Tobie looked at her. ‘Are you thinking of yourself, or of him? If you have convinced yourself that he wants you or needs you, then go. I suppose you can afford an armed troop to protect you. But don’t take Jodi with you. After all that has happened, that child needs to step into a home, not a trial marriage.’

She said, ‘I couldn’t leave Jodi.’

‘Anna wanted you to go,’ Tobie said. ‘Anna was desperate for you to go, after we had been to Montello.’

‘It was Anna who sent us to Montello,’ Gelis said.

‘She wanted to help Nicholas, and us. We might have proved his legitimacy. She didn’t know the outcome would oppress him.’

‘She gave him Jodi’s poem,’ Gelis said. ‘She’s good for him, but she isn’t as perceptive as Kathi. If he can’t come back, and if it’s not certain whether I could, or would, or should join him, it would be kinder to let him forget. She should allow him time to make his own choice, and send to tell me himself. She is simply causing hurt, otherwise.’

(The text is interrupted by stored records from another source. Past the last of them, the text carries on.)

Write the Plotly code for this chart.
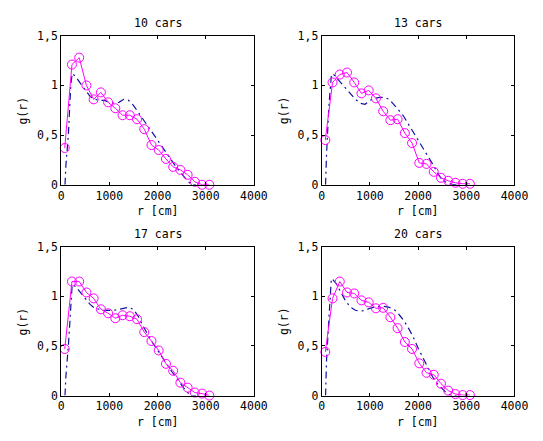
import plotly.graph_objects as go

# Radial distance of the measured bins (cm)
R_BINS = [75, 225, 375, 525, 675, 825, 975, 1125, 1275, 1425, 1575,
          1725, 1875, 2025, 2175, 2325, 2475, 2625, 2775, 2925, 3075]

# Measured g(r), one list per car count
G_10 = [0.37, 1.21, 1.28, 1.00, 0.86, 0.93, 0.83, 0.77, 0.70, 0.70, 0.66,
        0.56, 0.40, 0.35, 0.26, 0.18, 0.15, 0.10, 0.03, 0.00, 0.00]
G_13 = [0.45, 1.03, 1.11, 1.13, 1.03, 0.92, 0.95, 0.87, 0.74, 0.65, 0.66,
        0.52, 0.42, 0.22, 0.21, 0.13, 0.07, 0.04, 0.02, 0.01, 0.01]
G_17 = [0.47, 1.15, 1.15, 1.04, 0.98, 0.87, 0.83, 0.78, 0.81, 0.80, 0.77,
        0.64, 0.55, 0.455, 0.32, 0.25, 0.13, 0.08, 0.03, 0.02, 0.00]
G_20 = [0.44, 0.98, 1.15, 1.04, 1.03, 0.96, 0.94, 0.88, 0.885, 0.79, 0.68,
        0.54, 0.47, 0.325, 0.23, 0.21, 0.12, 0.05, 0.015, 0.005, 0.005]

# Reference (dash-dot) curve
R_REF = [80, 100, 150, 200, 230, 300, 400, 500, 600, 700, 800, 900, 1000,
         1100, 1200, 1300, 1400, 1500, 1600, 1700, 1800, 1900, 2000, 2100,
         2200, 2300, 2400, 2500, 2600, 2700, 2800]
REF_10 = [0.0, 0.2, 0.5, 1.0, 1.12, 1.09, 1.02, 0.95, 0.89, 0.86, 0.85, 0.85,
          0.83, 0.82, 0.83, 0.86, 0.85, 0.80, 0.73, 0.66, 0.59, 0.52, 0.45,
          0.38, 0.30, 0.23, 0.17, 0.11, 0.05, 0.0, 0.0]
REF_13 = [0.0, 0.3, 0.8, 1.1, 1.12, 1.08, 1.02, 0.97, 0.91, 0.86, 0.82, 0.81,
          0.85, 0.87, 0.88, 0.88, 0.86, 0.81, 0.75, 0.69, 0.61, 0.53, 0.45,
          0.37, 0.30, 0.21, 0.12, 0.05, 0.02, 0.005, 0.0]
REF_17 = [0.0, 0.2, 0.5, 0.85, 1.12, 1.10, 1.04, 0.98, 0.92, 0.88, 0.87, 0.86,
          0.86, 0.86, 0.87, 0.88, 0.89, 0.87, 0.80, 0.70, 0.61, 0.53, 0.46,
          0.38, 0.31, 0.24, 0.17, 0.10, 0.04, 0.0, 0.0]
REF_20 = [0.0, 0.35, 0.78, 1.18, 1.17, 1.13, 1.04, 0.95, 0.89, 0.86, 0.85, 0.86,
          0.88, 0.895, 0.90, 0.90, 0.89, 0.87, 0.82, 0.76, 0.68, 0.59, 0.48,
          0.38, 0.29, 0.19, 0.12, 0.07, 0.02, 0.0, 0.0]

TITLES = ["10 cars", "13 cars", "17 cars", "20 cars"]
X_TICKS = [0, 1000, 2000, 3000, 4000]
Y_TICKS = [0, 0.5, 1, 1.5]
Y_TICK_TEXT = ["0", "0,5", "1", "1,5"]

FONT = "DejaVu Sans Mono"
FONT_SIZE = 11.5
W, H = 543, 441

# pixel boxes of the four panels: (left, right, top, bottom)
boxes = [(60, 259, 29.7, 183.6), (329, 528, 29.7, 183.6),
         (60, 259, 247.7, 401.3), (329, 528, 247.7, 401.3)]

measured = [G_10, G_13, G_17, G_20]
reference = [REF_10, REF_13, REF_17, REF_20]


def _label(text, x_px, y_px, angle=0):
    return dict(text=text, x=x_px / W, y=1 - y_px / H, xref="paper",
                yref="paper", xanchor="center", yanchor="middle",
                textangle=angle, showarrow=False,
                font=dict(family=FONT, size=FONT_SIZE, color="black"))


fig = go.Figure()
layout = dict(
    width=W, height=H,
    margin=dict(l=0, r=0, t=0, b=0),
    paper_bgcolor="white", plot_bgcolor="white",
    showlegend=False,
    font=dict(family=FONT, size=FONT_SIZE, color="black"),
    annotations=[],
)

for i, (left, right, top, bottom) in enumerate(boxes):
    n = "" if i == 0 else str(i + 1)
    xa, ya = "x" + n, "y" + n
    fig.add_trace(go.Scatter(
        x=R_REF, y=reference[i], xaxis=xa, yaxis=ya, mode="lines",
        line=dict(color="#1010a0", width=1.2, dash="7px,4px,2px,4px"),
    ))
    fig.add_trace(go.Scatter(
        x=R_BINS, y=measured[i], xaxis=xa, yaxis=ya, mode="lines+markers",
        line=dict(color="#ff00ff", width=1),
        marker=dict(symbol="circle-open", size=9, color="#ff00ff",
                    line=dict(width=1, color="#ff00ff")),
        cliponaxis=False,
    ))
    axis_common = dict(
        showline=True, linecolor="black", linewidth=1, mirror="ticks",
        ticks="inside", ticklen=3, tickcolor="black", showgrid=False,
        zeroline=False,
        tickfont=dict(family=FONT, size=FONT_SIZE, color="black"),
    )
    layout["xaxis" + n] = dict(
        domain=[left / W, right / W], range=[0, 4000], anchor=ya,
        tickvals=X_TICKS, **axis_common)
    layout["yaxis" + n] = dict(
        domain=[1 - bottom / H, 1 - top / H], range=[0, 1.5], anchor=xa,
        tickvals=Y_TICKS, ticktext=Y_TICK_TEXT, **axis_common)

    cx = (left + right) / 2
    layout["annotations"].append(_label(TITLES[i], cx, top - 13))
    layout["annotations"].append(_label("r [cm]", cx, bottom + 27))
    layout["annotations"].append(
        _label("g(r)", left - 39, (top + bottom) / 2, angle=-90))

fig.update_layout(**layout)
# drop the default page margin so the 543x441 figure fills the window exactly
fig.write_html(
    "out.html",
    config={"displayModeBar": False},
    post_script="document.body.style.margin='0';"
                "document.body.style.overflow='hidden';",
)
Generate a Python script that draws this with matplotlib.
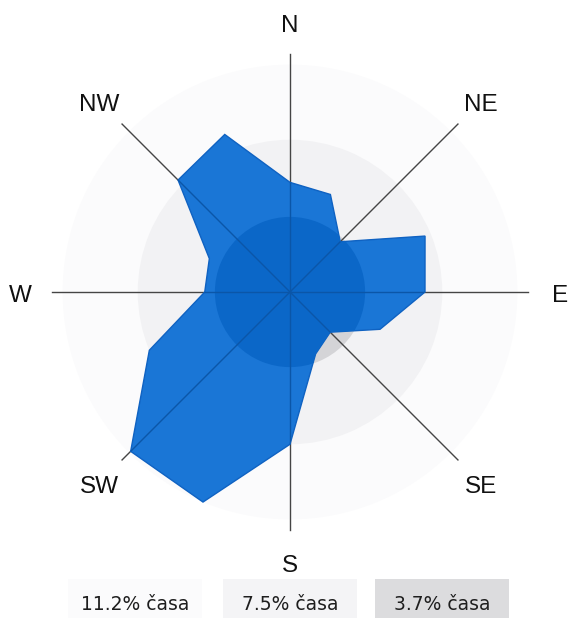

There was a silence. Her heart beat. Tobie said, ‘I want to say something. Since Julius left, you must have exchanged messages with his company. Friczo Straube in Thorn. The agents in Augsburg and Cologne. When you were with him, they did well. What is the state of his business now?’

She was silent.

Tobie said, ‘You don’t want to say it, because Julius proved himself a good manager both here and in Venice. But we know Anna brought him no money. Perhaps she burdened him with considerable debts. And the company obviously hasn’t recovered, although he has been too proud or too vain to tell us. Anna must have had great hopes of the African gold when Kathi told her about it. And Julius thought it important enough to abandon his office to juniors and join her in Caffa. It was a rash thing to do, unless he was fairly sure that Nicholas would use the gold to help him.’

Gelis drew a deep breath. She kept her voice steady, because it was so important and she was so glad it was in the open.

‘Everyone thought it was coming to Caffa last autumn,’ she said. ‘But it didn’t. Nicholas knew, as late as last November, that it was still buried in Cyprus. By January it had gone, but it couldn’t have reached the Crimea through the winter. If Ochoa dug it up, everyone would have to wait until the spring.’

‘Ochoa didn’t dig it up,’ Tobie said. ‘A Hanse ship is just in, with some Genoese merchants. They all rushed to their quarter as if reporting the plague, but I heard some waterfront gossip. Everyone knows Ochoa de Marchena. They said the Genoese captured him during the winter, and he was killed trying to escape. There was no mention of gold. And that was in February.’